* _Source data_
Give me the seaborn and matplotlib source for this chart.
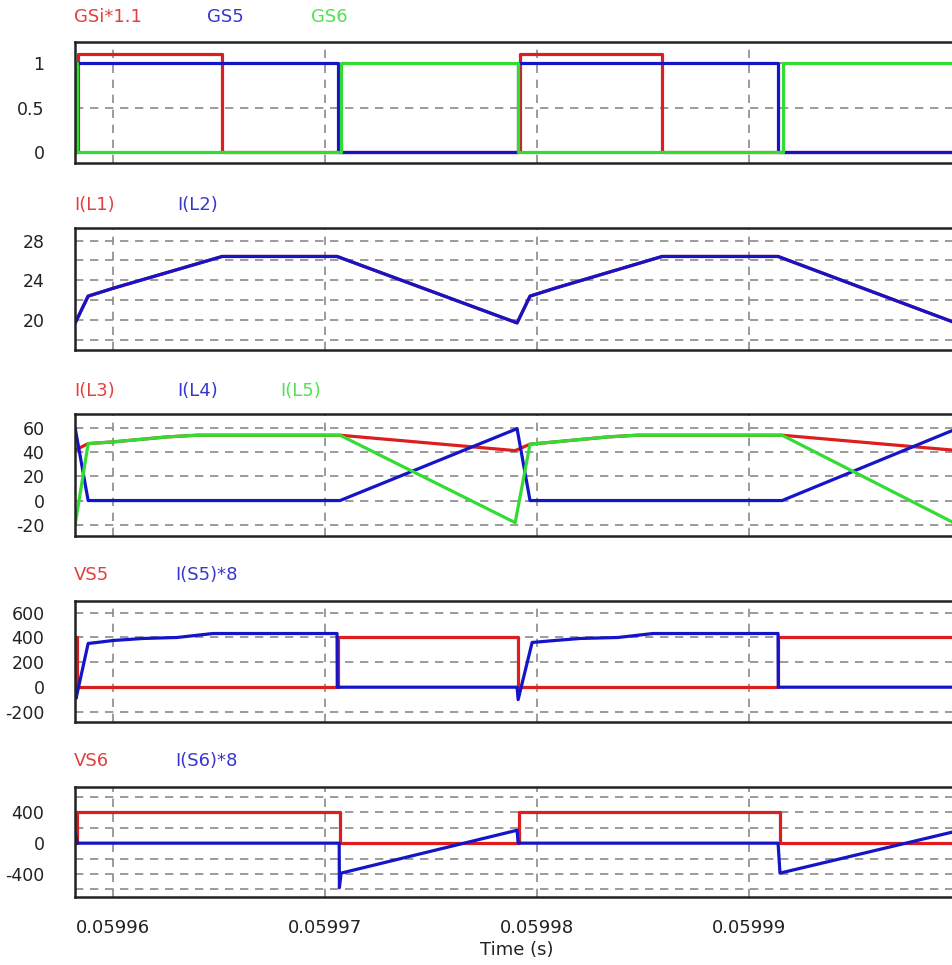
import matplotlib.pyplot as plt
import pandas as pd
import seaborn as sns

RED = "#dc1e1e"
BLUE = "#1414c8"
GREEN = "#32dc32"

# ---- panel 1: gate signals (switching instants, held with steps-post)
gsi_t = [0.0599582, 0.05995833, 0.05996513, 0.05997918, 0.05998588, 0.06]
gsi_v = [0, 1.1, 0, 1.1, 0, 0]
gs5_t = [0.0599582, 0.05995829, 0.0599706, 0.05997909, 0.05999135, 0.06]
gs5_v = [0, 1, 0, 1, 0, 0]
gs6_t = [0.0599582, 0.05995829, 0.05997074, 0.05997909, 0.05999158, 0.06]
gs6_v = [1, 0, 1, 0, 1, 1]

# ---- panel 2: I(L1), I(L2)
il_t = [0.0599582, 0.05995881, 0.05996, 0.05996513, 0.05997055, 0.05997904,
        0.05997965, 0.05998083, 0.05998588, 0.05999135, 0.0599996]
il1_v = [19.7, 22.4, 23.2, 26.4, 26.4, 19.7, 22.4, 23.2, 26.4, 26.4, 19.8]
il2_v = [19.7, 22.4, 23.2, 26.4, 26.4, 19.7, 22.4, 23.2, 26.4, 26.4, 19.8]

# ---- panel 3: I(L3), I(L4), I(L5)
il4_t = [0.0599582, 0.05995881, 0.05997069, 0.05997904, 0.05997965, 0.05999154, 0.0599996]
il4_v = [59.6, 0, 0, 59.3, 0, 0, 58]
il35_t = [0.0599582, 0.05995881, 0.05996, 0.05996253, 0.05996395, 0.05997069, 0.05997895,
          0.05997965, 0.05998083, 0.05998333, 0.0599847, 0.05999154, 0.0599996]
il3_v = [41.6, 47, 48.4, 52.5, 53.9, 53.9, 41.2, 46.5, 48.4, 52.5, 53.9, 53.9, 41.6]
il5_v = [-19.6, 47, 48.4, 52.5, 53.9, 53.9, -18.2, 46.5, 48.4, 52.5, 53.9, 53.9, -18]

# ---- panel 4: VS5, I(S5)*8
vs5_t = [0.0599582, 0.05995829, 0.0599706, 0.05997909, 0.05999135, 0.06]
vs5_v = [400, 0, 400, 0, 400, 400]
is5_t = [0.0599582, 0.05995824, 0.05995881, 0.05995923, 0.05996, 0.0599614, 0.059963,
         0.0599647, 0.05997055, 0.05997056, 0.05997904, 0.05997909, 0.05997975, 0.05998083,
         0.05998201, 0.0599838, 0.05998545, 0.05999135, 0.05999136, 0.06]
is5_v = [-10, -90, 352, 360, 376, 392, 400, 432, 432, 0, 0, -100, 360, 376,
         392, 400, 432, 432, 0, 0]

# ---- panel 5: VS6, I(S6)*8
vs6_t = [0.0599582, 0.05995829, 0.05997069, 0.05997914, 0.05999144, 0.06]
vs6_v = [0, 400, 0, 400, 0, 0]
is6_t = [0.0599582, 0.05995829, 0.05997065, 0.05997066, 0.05997074, 0.05997904,
         0.05997909, 0.05999135, 0.05999144, 0.0599996]
is6_v = [142, 0, 0, -580, -390, 168, 0, 0, -390, 146]

x_ticks = [0.05996, 0.05997, 0.05998, 0.05999]
x_labels = ["0.05996", "0.05997", "0.05998", "0.05999"]

sns.set_style("white")
plt.rcParams["font.family"] = ["DejaVu Sans"]
plt.rcParams["axes.unicode_minus"] = False

W, H = 953, 965
fig = plt.figure(figsize=(W / 100, H / 100), dpi=100)

# pixel box of each panel, y range, ticks and the trace names above it
panels = [
    dict(top=41.7, bottom=163.3, ylim=(-0.124, 1.236), major=[0, 0.5, 1], minor=[],
         fmt=["0", "0.5", "1"],
         traces=[(gsi_t, gsi_v, RED, True), (gs5_t, gs5_v, BLUE, True), (gs6_t, gs6_v, GREEN, True)],
         names=[("GSi*1.1", 74, RED), ("GS5", 207, BLUE), ("GS6", 311, GREEN)], label_y=16.5),
    dict(top=227.7, bottom=350, ylim=(16.97, 29.3), major=[20, 24, 28], minor=[18, 22, 26],
         fmt=["20", "24", "28"],
         traces=[(il_t, il1_v, RED, False), (il_t, il2_v, BLUE, False)],
         names=[("I(L1)", 74, RED), ("I(L2)", 177, BLUE)], label_y=205),
    dict(top=414, bottom=535.7, ylim=(-29, 71.4), major=[-20, 0, 20, 40, 60], minor=[],
         fmt=["-20", "0", "20", "40", "60"],
         traces=[(il35_t, il3_v, RED, False), (il4_t, il4_v, BLUE, False), (il35_t, il5_v, GREEN, False)],
         names=[("I(L3)", 74, RED), ("I(L4)", 177, BLUE), ("I(L5)", 280, GREEN)], label_y=390.5),
    dict(top=600.7, bottom=722, ylim=(-280, 696), major=[-200, 0, 200, 400, 600], minor=[],
         fmt=["-200", "0", "200", "400", "600"],
         traces=[(vs5_t, vs5_v, RED, True), (is5_t, is5_v, BLUE, False)],
         names=[("VS5", 74, RED), ("I(S5)*8", 175, BLUE)], label_y=575),
    dict(top=786.7, bottom=896.7, ylim=(-697, 735), major=[-400, 0, 400], minor=[-600, -200, 200, 600],
         fmt=["-400", "0", "400"],
         traces=[(vs6_t, vs6_v, RED, True), (is6_t, is6_v, BLUE, False)],
         names=[("VS6", 74, RED), ("I(S6)*8", 175, BLUE)], label_y=760.5),
]

x_left, x_right = 75, W
for i, p in enumerate(panels):
    ax = fig.add_axes([x_left / W, 1 - p["bottom"] / H, (x_right - x_left) / W,
                       (p["bottom"] - p["top"]) / H])
    for t, v, color, step in p["traces"]:
        df = pd.DataFrame({"t": t, "v": v})
        sns.lineplot(data=df, x="t", y="v", ax=ax, color=color, lw=2.3,
                     estimator=None, sort=False, legend=False,
                     drawstyle="steps-post" if step else "default")
    ax.set_xlim(0.05995819, 0.0599996)
    ax.set_ylim(*p["ylim"])
    ax.set_xticks(x_ticks)
    ax.set_yticks(p["major"])
    ax.set_yticklabels(p["fmt"])
    ax.set_yticks(p["minor"], minor=True)
    ax.set_xlabel("")
    ax.set_ylabel("")
    if i == len(panels) - 1:
        ax.set_xticklabels(x_labels)
    else:
        ax.set_xticklabels([])
    ax.tick_params(axis="both", which="both", length=0, labelsize=12.5, colors="#222222")
    ax.tick_params(axis="y", pad=22)
    ax.tick_params(axis="x", pad=16, labelsize=13)
    ax.grid(True, which="both", color="#8a8a8a", linestyle=(0, (5, 4)), linewidth=1.2)
    ax.set_axisbelow(True)
    for side in ["left", "top", "bottom"]:
        ax.spines[side].set_color("#222222")
        ax.spines[side].set_linewidth(1.8)
    ax.spines["right"].set_visible(False)

    for name, px, color in p["names"]:
        fig.text(px / W, 1 - p["label_y"] / H, name, color=color, fontsize=13,
                 ha="left", va="center", alpha=0.85)

fig.text(517 / W, 1 - 950 / H, "Time (s)", fontsize=13, ha="center", va="center", color="#222222")

fig.savefig("out.png", dpi=100)
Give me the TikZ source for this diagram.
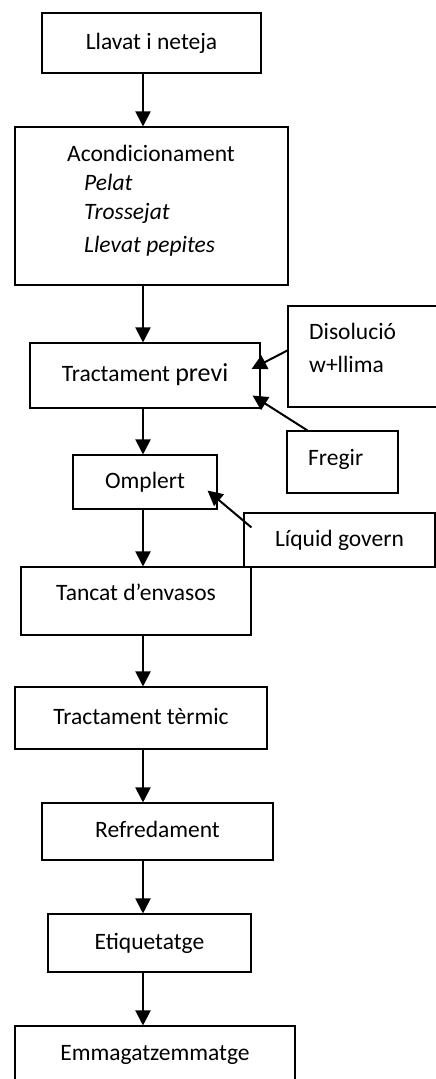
\documentclass[tikz,border=0pt]{standalone}
\usepackage{fontspec}
\setmainfont{Carlito}
\usetikzlibrary{calc, arrows.meta}
\tikzstyle{box} = [draw, line width=1.1pt, inner sep=0pt, text height=17pt, text depth=5pt]
\tikzstyle{flow} = [line width=2pt, -{Triangle[length=15pt, width=15pt]}]
\tikzstyle{txt} = [inner sep=0pt, align=left]

\begin{document}
\begin{tikzpicture}[x=1pt, y=-1pt, font=\fontsize{23.5}{29}\selectfont]
 		\useasboundingbox (0,0) rectangle (436,1079);
 		\clip (0,0) rectangle (436,1079);
 		\coordinate (spine) at (143,0);
 		% main column
 		\node[box, minimum width=219pt, minimum height=60pt] (llavat) at (151.5,43) {Llavat i neteja};
 		\node[box, minimum width=273pt, minimum height=158pt] (acond) at (151.5,206) {};
 		\node[txt, anchor=north west] (acondtxt) at (67,145) {Acondicionament\\ \hspace*{17pt}\textit{Pelat}\\ \hspace*{17pt}\textit{Trossejat}\\[4pt] \hspace*{17pt}\textit{Llevat pepites}};
 		\node[box, minimum width=230pt, minimum height=65pt] (previ) at (145,375.5) {Tractament {\fontsize{26}{30}\selectfont previ}};
 		\node[box, minimum width=144pt, minimum height=54pt] (omplert) at (145,482) {Omplert};
 		\node[box, minimum width=230pt, minimum height=68pt, text depth=19pt] (tancat) at (136,601) {Tancat d’envasos};
 		\node[box, minimum width=252pt, minimum height=62pt] (termic) at (141,718) {Tractament tèrmic};
 		\node[box, minimum width=231pt, minimum height=57pt] (refred) at (157.5,831.5) {Refredament};
 		\node[box, minimum width=203pt, minimum height=58pt] (etiq) at (149.5,943) {Etiquetatge};
 		\node[box, minimum width=280pt, minimum height=62pt, text depth=11pt] (emmag) at (155,1057) {Emmagatzemmatge};
 		% side inputs
 		\node[box, minimum width=182pt, minimum height=101pt] (disol) at (379,356.5) {};
 		\node[txt, anchor=north west, font=\fontsize{23.5}{33}\selectfont] (disoltxt) at (309,323) {Disolució\\w+llima};
 		\node[box, minimum width=111pt, minimum height=62pt] (fregir) at (342.5,462) {};
 		\node[txt, anchor=base west] (fregirtxt) at (308,465) {Fregir};
 		\node[box, minimum width=191pt, minimum height=54pt] (liquid) at (339.5,540) {Líquid govern};
 		\foreach \a/\b in {llavat/acond, acond/previ, previ/omplert, omplert/tancat, tancat/termic, termic/refred, refred/etiq, etiq/emmag}
 			\draw[flow] (\a.south -| spine) -- (\b.north -| spine);
 		\coordinate (dis-a) at ($(disol.north west)+(0,45)$);
 		\coordinate (previ-a) at ($(previ.east)+(-9,-6.5)$);
 		\coordinate (fregir-a) at ($(fregir.north west)+(21,0)$);
 		\coordinate (previ-b) at ($(previ.south east)+(-8,-13)$);
 		\coordinate (liquid-a) at ($(liquid.north west)+(8,15)$);
 		\coordinate (omplert-a) at ($(omplert.south east)+(-10,-19)$);
 		\draw[flow] (dis-a) -- (previ-a);
 		\draw[flow] (fregir-a) -- (previ-b);
 		\draw[flow] (liquid-a) -- (omplert-a);
 	\end{tikzpicture}
\end{document}
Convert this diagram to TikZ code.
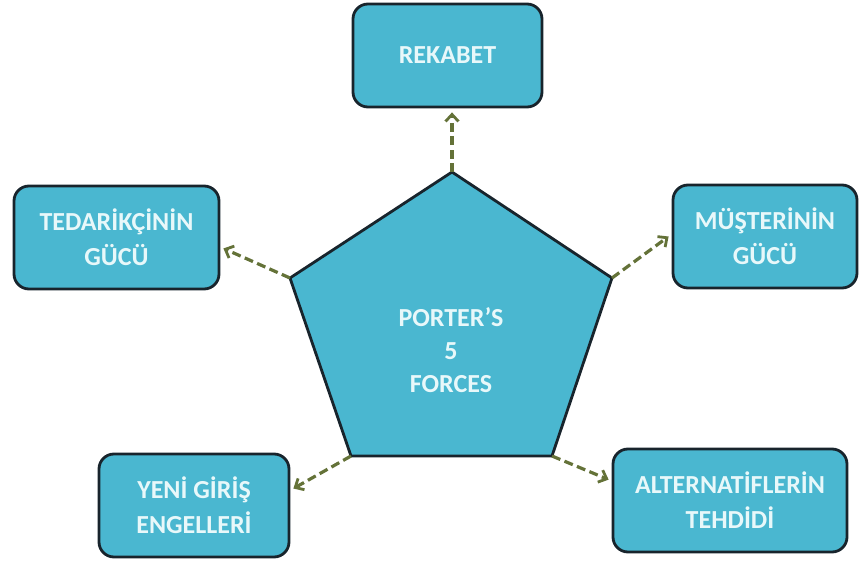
\documentclass[tikz,border=0pt]{standalone}
\usepackage{fontspec}
\setmainfont{Carlito}
\usetikzlibrary{arrows.meta}
\definecolor{forcefill}{RGB}{74,183,208}
\definecolor{forceline}{RGB}{24,36,44}
\definecolor{forcetext}{RGB}{232,248,250}
\definecolor{arrowgreen}{RGB}{100,114,56}
\tikzset{
  forcebox/.style={draw=forceline, fill=forcefill, line width=2.8pt, rounded corners=15pt,
    minimum height=103pt, align=center, text=forcetext, font=\fontsize{26}{35}\selectfont\bfseries},
  forcearrow/.style={draw=arrowgreen, line width=3.2pt, dash pattern=on 9pt off 4.5pt,
    -{Straight Barb[length=7pt,width=13pt,line width=2.8pt]}}
}
\begin{document}
\begin{tikzpicture}[x=1pt,y=-1pt]
        \useasboundingbox (0,0) rectangle (860,565);

        \coordinate (ptop) at (452,172);
        \coordinate (pright) at (612,278);
        \coordinate (pbr) at (552,456);
        \coordinate (pbl) at (351,456);
        \coordinate (pleft) at (290,278);
        \filldraw[draw=forceline, fill=forcefill, line width=2.8pt]
            (ptop) -- (pright) -- (pbr) -- (pbl) -- (pleft) -- cycle;
        \node[align=center, text=forcetext, font=\fontsize{26}{33}\selectfont\bfseries] (porter) at (451,350) {PORTER’S\\5\\FORCES};

        \node[forcebox, minimum width=189pt] (rekabet) at (447.5,55.5) {REKABET};
        \node[forcebox, minimum width=205pt] (tedarik) at (116.5,237.5) {TEDARİKÇİNİN\\GÜCÜ};
        \node[forcebox, minimum width=184pt] (musteri) at (765,236.5) {MÜŞTERİNİN\\GÜCÜ};
        \node[forcebox, minimum width=190pt] (yenigiris) at (194,505.5) {YENİ GİRİŞ\\ENGELLERİ};
        \node[forcebox, minimum width=234pt] (alternatif) at (730,500.5) {ALTERNATİFLERİN\\TEHDİDİ};

        \draw[forcearrow] (ptop) -- ([yshift=-4pt]ptop |- rekabet.south);
        \draw[forcearrow] (pleft) -- ([xshift=3pt]tedarik.-6);
        \draw[forcearrow] (pright) -- ([xshift=-3pt]musteri.west);
        \draw[forcearrow] (pbl) -- ([xshift=3pt]yenigiris.10);
        \draw[forcearrow] (pbr) -- ([xshift=-3pt]alternatif.170);
\end{tikzpicture}
\end{document}
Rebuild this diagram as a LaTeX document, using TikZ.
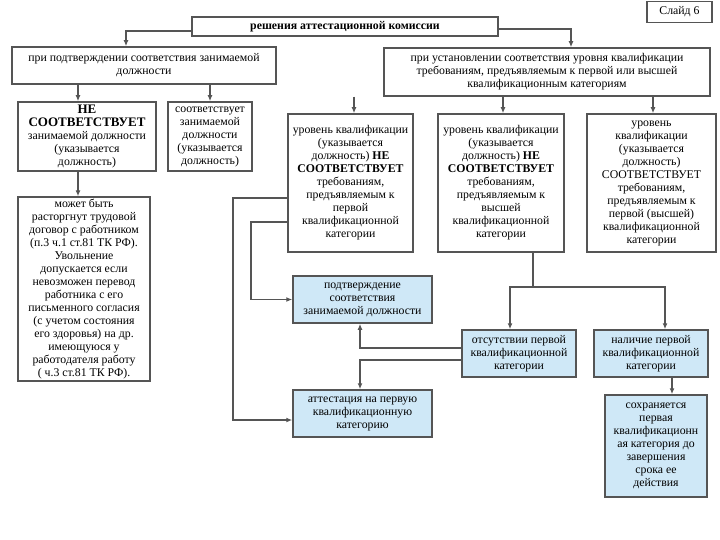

* _WORK TO COMPLETE_
Copy out each line of the records where the string "Give" appears.

* _CORRECT OUTPUT_
Give me the seaborn and matplotlib source for this chart.
Give me the TikZ source for this diagram.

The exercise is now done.